Compared to Bitcoin's UTXO set (approximately 170+ million), Kaspa's UTXO set is younger and smaller but growing rapidly. UTXO bloat — where the set grows so large it strains node resources — is a known scalability concern for UTXO-based chains. Kaspa addresses this through its pruning mechanism and UTXO commitment model, which allows nodes to verify the UTXO set integrity without storing the full transaction history. This makes Kaspa more sustainable at scale than naive UTXO implementations.
How it's computed
The UTXO count is obtained by querying the total number of entries in Kaspa's UTXO set, stored in our RocksDB secondary instance that mirrors the full node's state. This secondary instance allows us to perform heavy read queries without impacting the node's consensus performance. The count is sampled hourly to produce the historical time series.
Each sample captures the exact cardinality of the UTXO set at that point in time. New UTXOs are created whenever a transaction produces outputs, and UTXOs are destroyed (spent) whenever they are consumed as inputs to a new transaction. The net change per block depends on the transaction mix — a simple one-input, two-output transaction destroys one UTXO and creates two, resulting in a net increase of one.

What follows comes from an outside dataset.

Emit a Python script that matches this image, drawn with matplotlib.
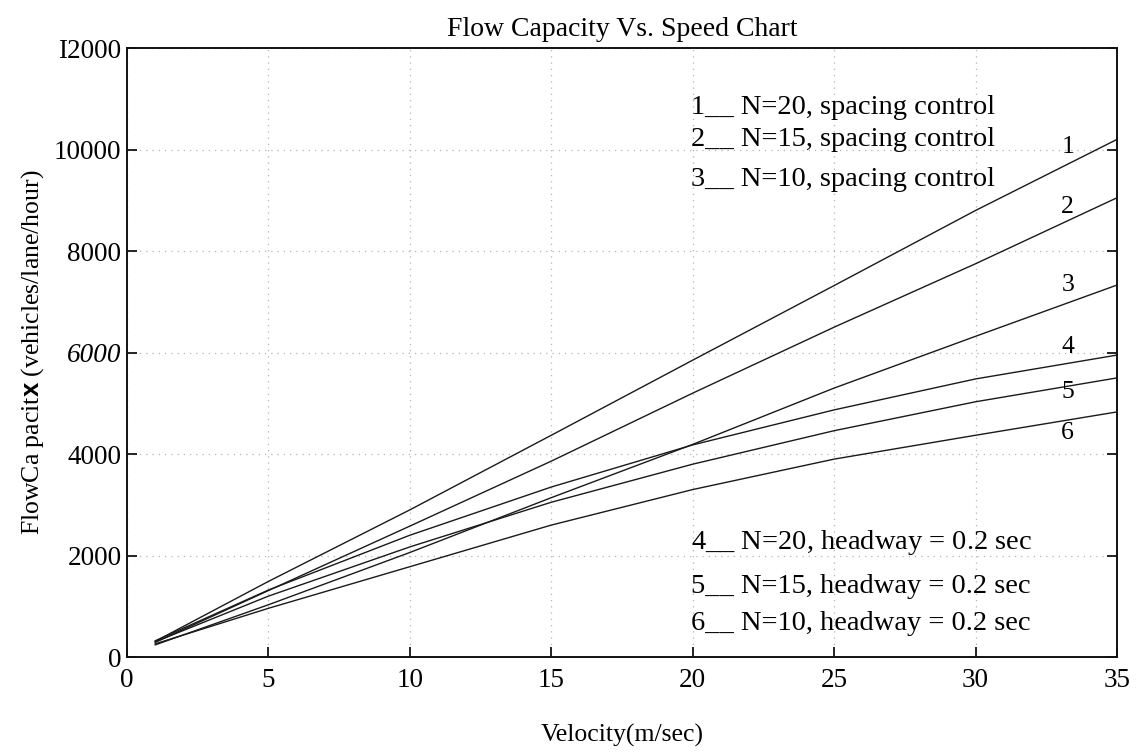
import matplotlib
matplotlib.use("Agg")
import matplotlib.pyplot as plt

# ---- data ----
velocity = [1, 5, 10, 15, 20, 25, 30, 35]
n20_spacing = [310, 1490, 2900, 4370, 5850, 7320, 8800, 10200]
n15_spacing = [290, 1310, 2580, 3860, 5200, 6500, 7750, 9050]
n10_spacing = [240, 1030, 2060, 3140, 4190, 5300, 6320, 7330]
n20_headway = [320, 1320, 2400, 3350, 4180, 4870, 5480, 5950]
n15_headway = [300, 1200, 2170, 3050, 3800, 4460, 5030, 5500]
n10_headway = [260, 960, 1780, 2600, 3300, 3900, 4370, 4830]
series = [n20_spacing, n15_spacing, n10_spacing, n20_headway, n15_headway, n10_headway]
curve_ids = ["1", "2", "3", "4", "5", "6"]
label_y = [10050, 8870, 7330, 6110, 5220, 4410]

x_ticks = [0, 5, 10, 15, 20, 25, 30, 35]
x_tick_labels = ["0", "5", "10", "15", "20", "25", "30", "35"]
y_ticks = [0, 2000, 4000, 6000, 8000, 10000, 12000]
y_tick_labels = ["0", "2000", "4000", "6000", "8000", "10000", "I2000"]

spacing_notes = ["1__ N=20, spacing control",
                 "2__ N=15, spacing control",
                 "3__ N=10, spacing control"]
spacing_note_y = [10820, 10190, 9400]
headway_notes = [r"4__ N=20, headway = $\mathit{0.2}$ sec",
                 "5__ N=15, headway = 0.2 sec",
                 "6__ N=10, headway = 0.2 sec"]
headway_note_y = [2250, 1380, 670]

plt.rcParams['font.family'] = ['Liberation Serif', 'DejaVu Serif']
plt.rcParams['mathtext.fontset'] = 'custom'
plt.rcParams['mathtext.it'] = 'Liberation Serif:italic'
plt.rcParams['mathtext.rm'] = 'Liberation Serif'
plt.rcParams['mathtext.bf'] = 'Liberation Sans:bold'

fig = plt.figure(figsize=(11.39, 7.52), dpi=100)
ax = fig.add_axes([0.1115, 0.1263, 0.8692, 0.8098])

for ys in series:
    ax.plot(velocity, ys, color='#1a1a1a', lw=1.0)

for cid, yy in zip(curve_ids, label_y):
    ax.text(33.26, yy, cid, fontsize=18.5, ha='center', va='center')

for t, yy in zip(spacing_notes, spacing_note_y):
    ax.text(19.95, yy, t, fontsize=20.5, ha='left', va='center')
for t, yy in zip(headway_notes, headway_note_y):
    ax.text(19.95, yy, t, fontsize=20.5, ha='left', va='center')

ax.set_xlim(0, 35)
ax.set_ylim(0, 12000)
ax.set_xticks(x_ticks)
ax.set_xticklabels(x_tick_labels)
ax.set_yticks(y_ticks)
ax.set_yticklabels(y_tick_labels)
ax.tick_params(direction='in', length=7, width=1.2, labelsize=19.5,
               top=False, right=True)
ax.tick_params(axis='x', pad=8)
ax.tick_params(axis='y', pad=4)
ax.get_yticklabels()[3].set_fontstyle('italic')

ax.grid(True, linestyle=(0, (1, 4)), color='#b4b4b4', lw=0.9)
for s in ax.spines.values():
    s.set_linewidth(1.4)
    s.set_color('#111111')

ax.set_title("Flow Capacity Vs. Speed Chart", fontsize=20, pad=9)
ax.set_xlabel("Velocity(m/sec)", fontsize=18.5, labelpad=22)
ax.set_ylabel(r"FlowCa pacit$\mathbf{x}$ (vehicles/lane/hour)", fontsize=18.5, labelpad=6)

fig.savefig("out.png", dpi=100)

Mining coinbase transactions always create new UTXOs without consuming any (since they have no inputs), so the UTXO count has a natural upward pressure from block rewards alone. The rate of this baseline growth depends on the number of miners and how block rewards are split across outputs. Understanding this baseline helps distinguish organic adoption growth from mechanical mining effects.